I'm at the Umpherston Sinkhole in South Australia. And this is a remarkable geological formation which is transformed into a beautiful park. When people think of sinkholes, they normally think of some kind of disaster, a car or a house just vanishing. But this is different.

The sinkhole is a public park on the edge of town and it really is a quiet oasis. It's used as a garden and where it gets his name dates back to the 1880s, when its then owner, James Umpherston, transformed it into a garden and a place of interest for the who's who of the area. Back then, it was called the caves and attracted hundreds of people to come and visit it. So in late 1800s, Umpherston actually used this area to escape the heat during the summer. This area behind me would be filled with water, and boats would be on here, so different visitors and guests could see the sinkhole from different vantage points.

So what is a sinkhole? Well, water is often a key factor and essentially, pockets of water forms under the ground and erodes the bedrock before the land above falls through. Now in cities and urban places, they're often due to construction, leaking under water pipes, or even mine shafts. The Umpherston Sinkhole is a naturally forming one, however, that's due to the type of rock in this part of the country. And the sinkhole has been forming for 40 million years or so. It's made of limestone rock, and it's around 20 meters by 50 meters. There's a statue in the park which alludes to this kind of formation.

And over the years, the land was passed from owner to owner and eventually fell into a state of disrepair, and was even used as a rubbish dump. The water levels reduced and the lake dried up. It wasn't until 1970 that it was decided to transform it. Something that would take huge effort. And it took thousands of hours of volunteer labor to bring it up to the condition that it's in now. Putting in the plants, clearing the land, and even installing some barbecues. And in 1994, the area was given over to the Mount Gambier government who are responsible for maintaining it today. And today BBC documentary found the people that were responsible for that initial work.
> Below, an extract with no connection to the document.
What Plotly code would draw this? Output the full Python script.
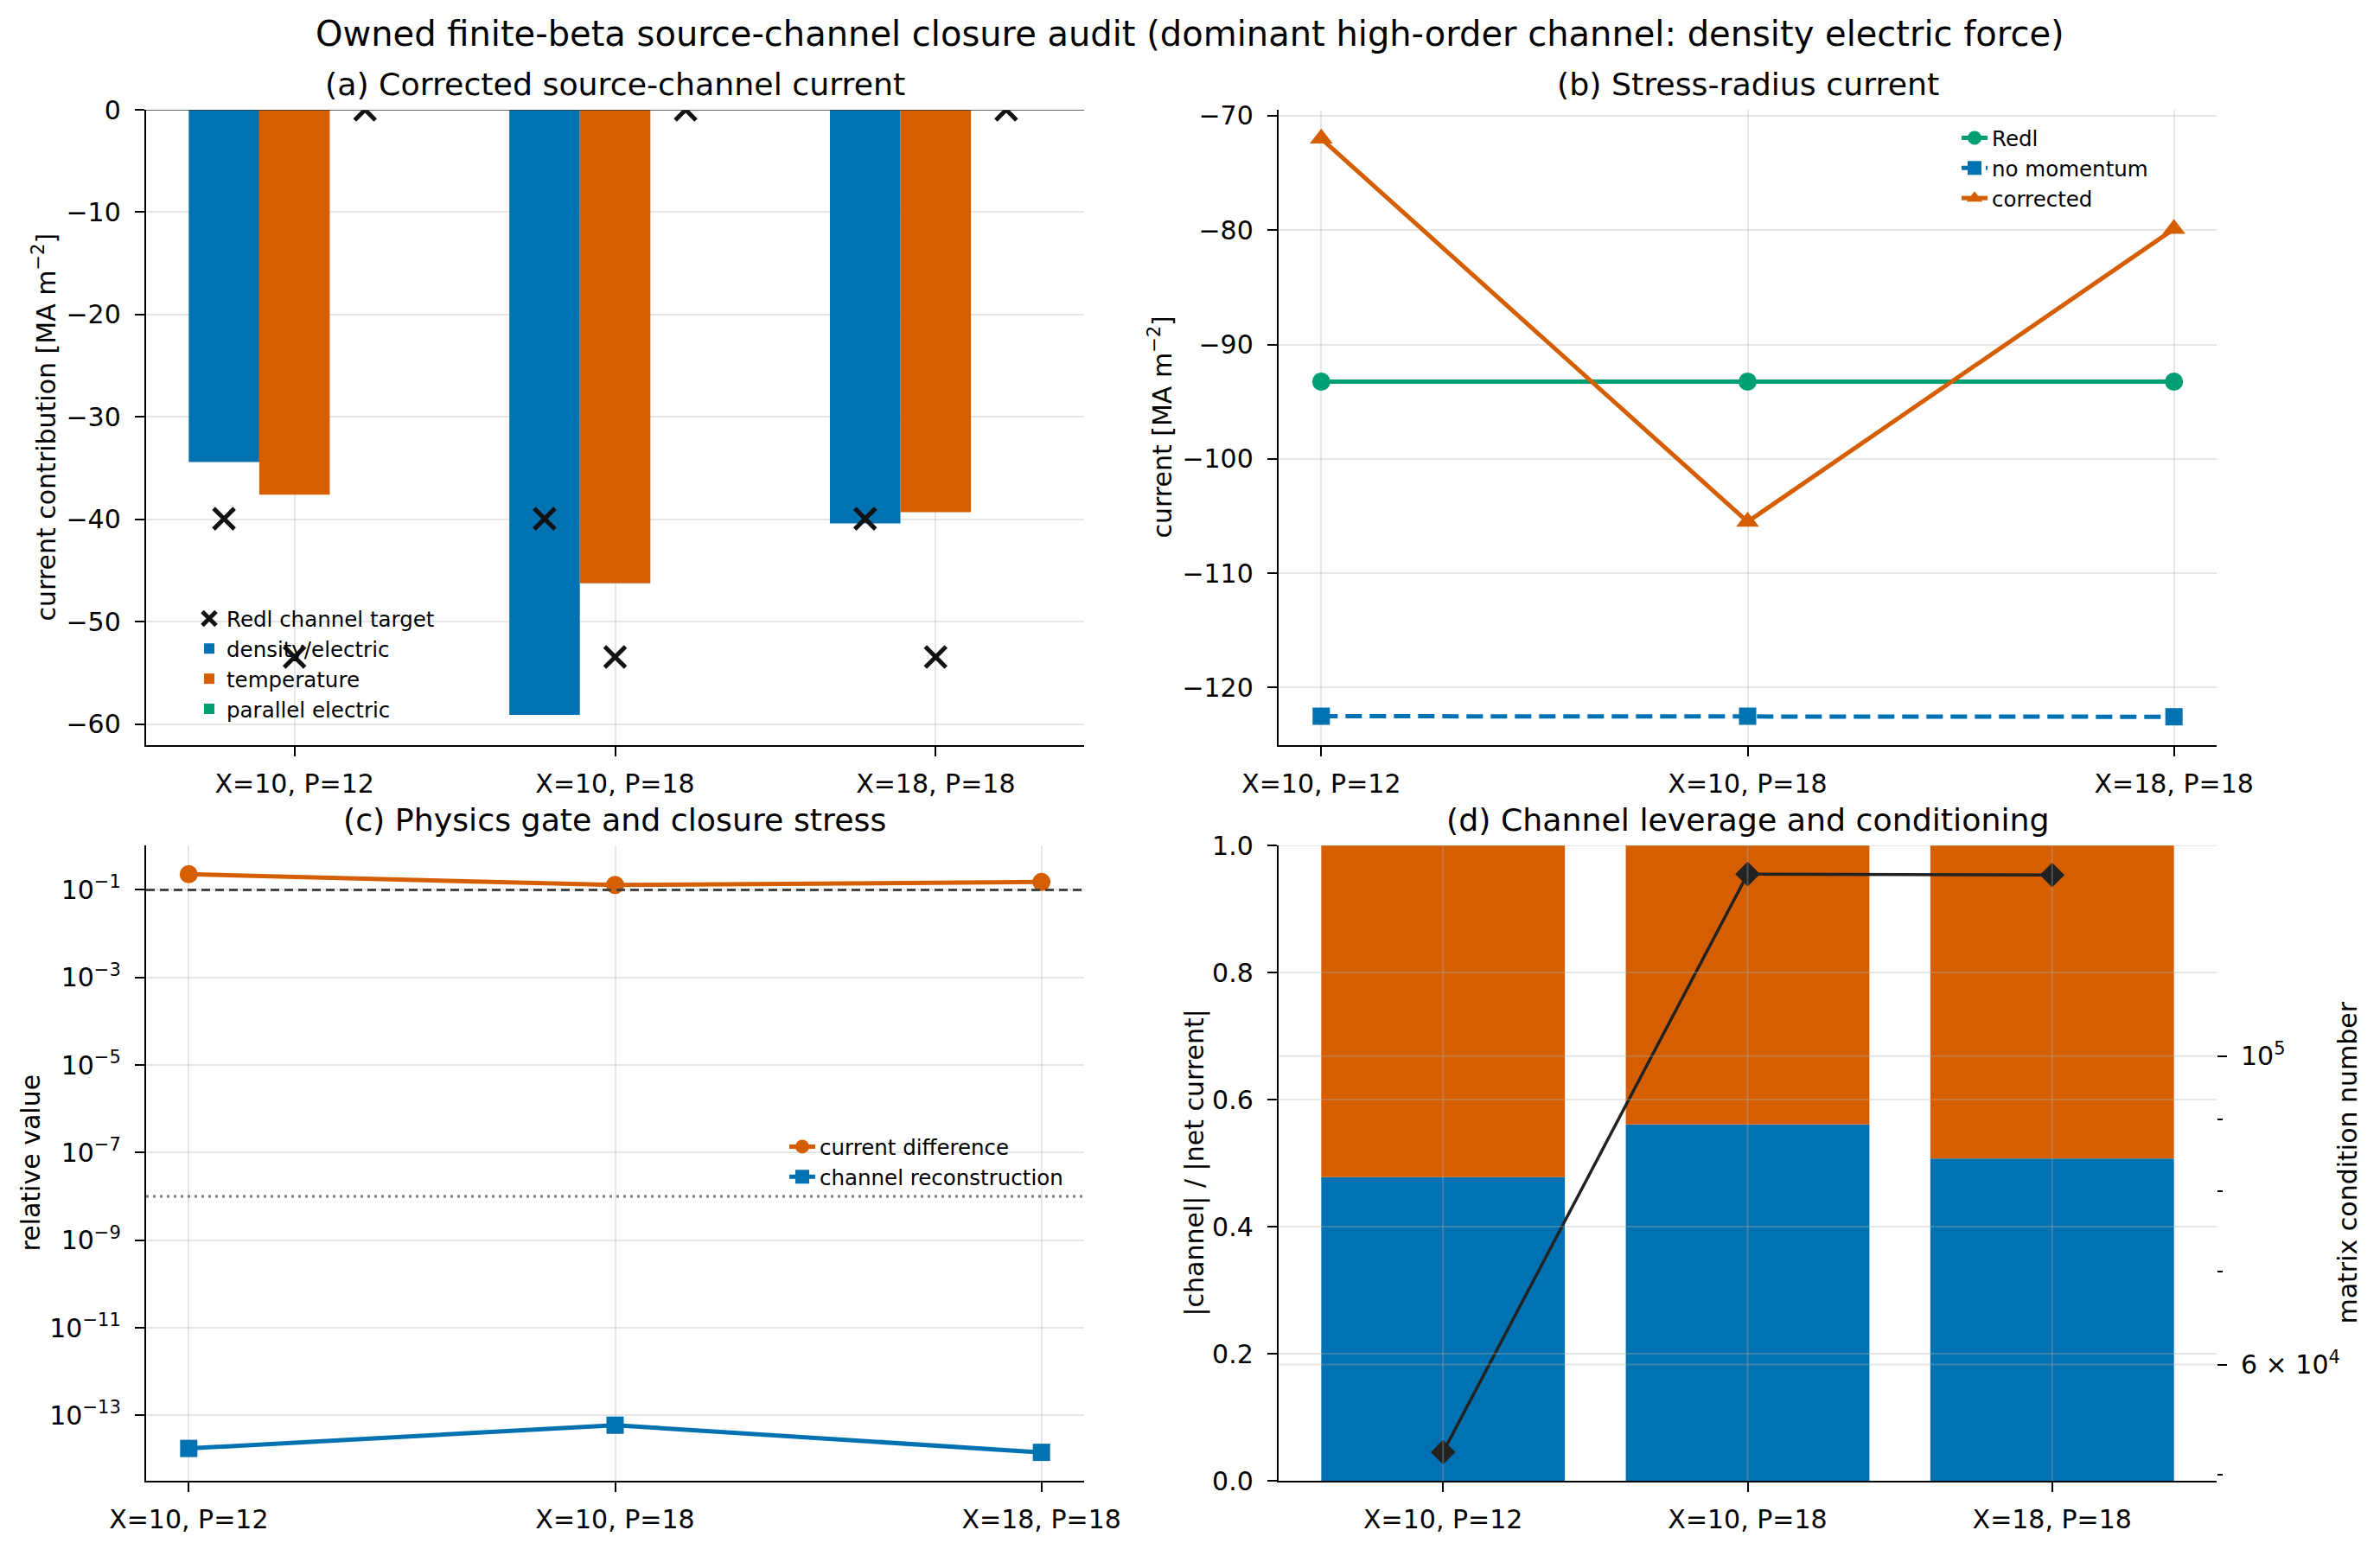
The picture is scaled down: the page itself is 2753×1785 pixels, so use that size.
import plotly.graph_objects as go

# ---------------- data ----------------
categories = ["X=10, P=12", "X=10, P=18", "X=18, P=18"]

# (a) corrected source-channel current [MA m^-2]
density_current = [-34.4, -59.1, -40.4]
temperature_current = [-37.6, -46.25, -39.3]
parallel_current = [0.0, 0.0, 0.0]
density_target = [-39.95, -39.95, -39.95]
temperature_target = [-53.45, -53.45, -53.45]
parallel_target = [0.0, 0.0, 0.0]

# (b) stress-radius current [MA m^-2]
redl_current = [-93.25, -93.25, -93.25]
no_momentum_current = [-122.5, -122.5, -122.55]
corrected_current = [-72.0, -105.5, -79.9]

# (c) physics gate and closure stress
current_difference = [0.227, 0.129, 0.151]
channel_reconstruction = [1.77e-14, 6.0e-14, 1.44e-14]
gate_threshold = 0.1
reconstruction_tolerance = 1e-8
log_tick_values = [1e-13, 1e-11, 1e-9, 1e-7, 1e-5, 1e-3, 1e-1]
log_tick_labels = ["10<sup>\u221213</sup>", "10<sup>\u221211</sup>", "10<sup>\u22129</sup>",
                   "10<sup>\u22127</sup>", "10<sup>\u22125</sup>", "10<sup>\u22123</sup>",
                   "10<sup>\u22121</sup>"]

# (d) channel leverage and conditioning
density_fraction = [0.478, 0.561, 0.507]
temperature_fraction = [0.522, 0.439, 0.493]
parallel_fraction = [0.0, 0.0, 0.0]
condition_number = [51900, 135200, 135000]
fraction_ticks = [0.0, 0.2, 0.4, 0.6, 0.8, 1.0]
cond_major_ticks = [6e4, 1e5]
cond_major_labels = ["6 \u00d7 10<sup>4</sup>", "10<sup>5</sup>"]
cond_minor_ticks = [5e4, 7e4, 8e4, 9e4]

# ---------------- style ----------------
W, H = 2753, 1785
BLUE, ORANGE, GREEN = "#0072B2", "#D55E00", "#009E73"
GRID = "rgba(176,176,176,0.32)"
FONT = "DejaVu Sans"

def xd(a, b):
    return [a / W, b / W]

def yd(top, bottom):
    return [1 - bottom / H, 1 - top / H]

def px_x(v):
    return v / W

def px_y(v):
    return 1 - v / H

idx = list(range(len(categories)))
bar_w = 0.22
offsets = [-bar_w, 0.0, bar_w]

fig = go.Figure()

# ---- (a) ----
target_x, target_y = [], []
for off, tgt in zip(offsets, [density_target, temperature_target, parallel_target]):
    target_x += [i + off for i in idx]
    target_y += tgt

for name, vals, col, off, rank in [("density/electric", density_current, BLUE, offsets[0], 2),
                                    ("temperature", temperature_current, ORANGE, offsets[1], 3),
                                    ("parallel electric", parallel_current, GREEN, offsets[2], 4)]:
    fig.add_trace(go.Bar(x=[i + off for i in idx], y=vals, width=bar_w, marker=dict(color=col, line=dict(width=0)),
                         name=name, xaxis="x", yaxis="y", legend="legend", legendrank=rank))

fig.add_trace(go.Scatter(x=target_x, y=target_y, mode="markers", name="Redl channel target",
                         marker=dict(symbol="x-thin", size=24, color="#111111",
                                     line=dict(width=5, color="#111111")),
                         xaxis="x", yaxis="y", legend="legend", legendrank=1))

# ---- (b) ----
fig.add_trace(go.Scatter(x=idx, y=redl_current, mode="lines+markers", name="Redl",
                         line=dict(color=GREEN, width=5), marker=dict(symbol="circle", size=21, color=GREEN),
                         xaxis="x2", yaxis="y2", legend="legend2"))
fig.add_trace(go.Scatter(x=idx, y=no_momentum_current, mode="lines+markers", name="no momentum",
                         line=dict(color=BLUE, width=5, dash="19px,9px"),
                         marker=dict(symbol="square", size=20, color=BLUE),
                         xaxis="x2", yaxis="y2", legend="legend2"))
fig.add_trace(go.Scatter(x=idx, y=corrected_current, mode="lines+markers", name="corrected",
                         line=dict(color=ORANGE, width=5), marker=dict(symbol="triangle-up", size=23, color=ORANGE),
                         xaxis="x2", yaxis="y2", legend="legend2"))

# ---- (c) ----
fig.add_trace(go.Scatter(x=idx, y=current_difference, mode="lines+markers", name="current difference",
                         line=dict(color=ORANGE, width=5), marker=dict(symbol="circle", size=21, color=ORANGE),
                         xaxis="x3", yaxis="y3", legend="legend3"))
fig.add_trace(go.Scatter(x=idx, y=channel_reconstruction, mode="lines+markers", name="channel reconstruction",
                         line=dict(color=BLUE, width=5), marker=dict(symbol="square", size=20, color=BLUE),
                         xaxis="x3", yaxis="y3", legend="legend3"))

# ---- (d) ----
for name, vals, col in [("density/electric", density_fraction, BLUE),
                        ("temperature", temperature_fraction, ORANGE),
                        ("parallel electric", parallel_fraction, GREEN)]:
    fig.add_trace(go.Bar(x=idx, y=vals, width=0.8, marker=dict(color=col, line=dict(width=0)),
                         name=name, showlegend=False, xaxis="x4", yaxis="y4"))
fig.add_trace(go.Scatter(x=idx, y=condition_number, mode="lines+markers", name="condition number",
                         line=dict(color="#222222", width=3.5),
                         marker=dict(symbol="diamond", size=22, color="#222222"),
                         showlegend=False, xaxis="x4", yaxis="y5"))

# ---------------- axes ----------------
common = dict(showline=True, linecolor="black", linewidth=2.4, ticks="outside", ticklen=11, tickwidth=2.4,
              tickcolor="black", tickfont=dict(size=30, color="black", family=FONT), automargin=False,
              showgrid=True, gridcolor=GRID, gridwidth=2, zeroline=False, mirror=False)
xcommon = dict(common, tickvals=idx, ticktext=categories, ticklabelstandoff=6)
ycommon = dict(common, ticklabelstandoff=10)

left_col = xd(169, 1254)
right_col = xd(1479, 2564)
top_row = yd(127, 862)
bot_row = yd(978, 1713)

legend_font = dict(size=24.5, family=FONT)

fig.update_layout(
    template="plotly_white",
    xaxis=dict(xcommon, domain=left_col, anchor="y", range=[-0.463, 2.463]),
    yaxis=dict(ycommon, domain=top_row, anchor="x", range=[-62.06, 0], tickvals=[-60, -50, -40, -30, -20, -10, 0],
               ticktext=["\u221260", "\u221250", "\u221240", "\u221230", "\u221220", "\u221210", "0"]),
    xaxis2=dict(xcommon, domain=right_col, anchor="y2", range=[-0.1, 2.1]),
    yaxis2=dict(ycommon, domain=top_row, anchor="x2", range=[-125.03, -69.48],
                tickvals=[-120, -110, -100, -90, -80, -70],
                ticktext=["\u2212120", "\u2212110", "\u2212100", "\u221290", "\u221280", "\u221270"]),
    xaxis3=dict(xcommon, domain=left_col, anchor="y3", range=[-0.1, 2.1]),
    yaxis3=dict(ycommon, domain=bot_row, anchor="x3", type="log", range=[-14.49, 0.014],
                tickvals=log_tick_values, ticktext=log_tick_labels),
    xaxis4=dict(xcommon, domain=right_col, anchor="y4", range=[-0.54, 2.54], showgrid=False),
    yaxis4=dict(ycommon, domain=bot_row, anchor="x4", range=[0, 1.0], showgrid=False,
                tickvals=fraction_ticks, ticktext=["0.0", "0.2", "0.4", "0.6", "0.8", "1.0"]),
    yaxis5=dict(ycommon, overlaying="y4", side="right", anchor="x4", type="log", range=[4.6946, 5.1516],
                showline=False, showgrid=False, tickvals=cond_major_ticks, ticktext=cond_major_labels,
                minor=dict(tickvals=cond_minor_ticks, ticks="outside", ticklen=6, tickwidth=2, tickcolor="black",
                           showgrid=False)),
    barmode="relative",
    width=W, height=H,
    margin=dict(l=0, r=0, t=0, b=0, autoexpand=False),
    paper_bgcolor="white", plot_bgcolor="white",
    font=dict(family=FONT, color="black"),
    legend=dict(x=px_x(222), y=px_y(693), xanchor="left", yanchor="top", bgcolor="rgba(0,0,0,0)",
                font=legend_font, tracegroupgap=0),
    legend2=dict(x=px_x(2264), y=px_y(137), xanchor="left", yanchor="top", bgcolor="rgba(0,0,0,0)",
                 font=legend_font, tracegroupgap=0),
    legend3=dict(x=px_x(908), y=px_y(1304), xanchor="left", yanchor="top", bgcolor="rgba(0,0,0,0)",
                 font=legend_font, tracegroupgap=0),
)

# ---------------- reference lines & grid over bars ----------------
shapes = []
# axhline at zero in (a)
shapes.append(dict(type="line", xref="x domain", x0=0, x1=1, yref="y", y0=0, y1=0,
                   line=dict(color="#333333", width=1.6)))
# gate threshold and reconstruction tolerance in (c)
shapes.append(dict(type="line", xref="x3 domain", x0=0, x1=1, yref="y3", y0=gate_threshold, y1=gate_threshold,
                   line=dict(color="#444444", width=3, dash="10px,6px")))
shapes.append(dict(type="line", xref="x3 domain", x0=0, x1=1, yref="y3", y0=reconstruction_tolerance,
                   y1=reconstruction_tolerance, line=dict(color="#777777", width=3, dash="3px,5px")))
# (d) grid drawn above bars
for v in fraction_ticks[1:]:
    shapes.append(dict(type="line", xref="x4 domain", x0=0, x1=1, yref="y4", y0=v, y1=v,
                       line=dict(color=GRID, width=2), layer="above"))
for v in cond_major_ticks:
    shapes.append(dict(type="line", xref="x4 domain", x0=0, x1=1, yref="y5", y0=v, y1=v,
                       line=dict(color=GRID, width=2), layer="above"))
for i in idx:
    shapes.append(dict(type="line", xref="x4", x0=i, x1=i, yref="y4 domain", y0=0, y1=1,
                       line=dict(color=GRID, width=2), layer="above"))
fig.update_layout(shapes=shapes)

# ---------------- titles & labels ----------------
ann = []
ann.append(dict(text="Owned finite-beta source-channel closure audit (dominant high-order channel: density electric force)",
                x=0.5, y=px_y(39), xref="paper", yref="paper", showarrow=False,
                font=dict(size=40, family=FONT), xanchor="center", yanchor="middle"))
for txt, dom, yc in [("(a) Corrected source-channel current", left_col, 97),
                     ("(b) Stress-radius current", right_col, 97),
                     ("(c) Physics gate and closure stress", left_col, 948),
                     ("(d) Channel leverage and conditioning", right_col, 948)]:
    ann.append(dict(text=txt, x=(dom[0] + dom[1]) / 2, y=px_y(yc), xref="paper", yref="paper", showarrow=False,
                    font=dict(size=36.3, family=FONT), xanchor="center", yanchor="middle"))
for txt, xc, yc in [("current contribution [MA m<sup>\u22122</sup>]", 52, 494.5),
                    ("current [MA m<sup>\u22122</sup>]", 1343, 494.5),
                    ("relative value", 35, 1345.5),
                    ("|channel| / |net current|", 1381, 1345.5),
                    ("matrix condition number", 2715, 1345.5)]:
    ann.append(dict(text=txt, x=px_x(xc), y=px_y(yc), xref="paper", yref="paper", showarrow=False,
                    textangle=-90, font=dict(size=30, family=FONT), xanchor="center", yanchor="middle"))
fig.update_layout(annotations=ann)

fig.write_html("out.html")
[Ken Norton] We had as many as 50 working down there, every Saturdays and Sundays. People out of the mill and the townspeople. And we'd come down to find all sorts of things but it was no garden.

[Elizabeth Norton] It was nothing like it is today. Well, we started off, Ken wanted to have a very pretty garden. So we put some lovely roses and they lasted 24 hours. The possums ate them as fast as we planted them. And then we thought we'd plant something else. And the same thing happened. And eventually Ken said, well, what about hydrangeas? And the possums didn't eat those.

[Julian] There are some other spectacular sinkholes around the world. And sinkholes that occur offshore are known as blue holes and can make for some stunning dive sites like this famous one in Belize, but this one is different. It was a combination of nature and human effort to transform it into the secret garden that it is today.

And I think that's a great reminder of how a bit of effort can transform something into something beautiful. I'm Julian O'Shea. I hope you enjoyed this. If so, please do share. That's it for me.

[Outtakes] I'm at the Umpherson Umphis Umpherson Sinkhole. Umphers- Umphiston... Umphis. Umpherston. How do you say Umpherston, Kaylie? Umpherston?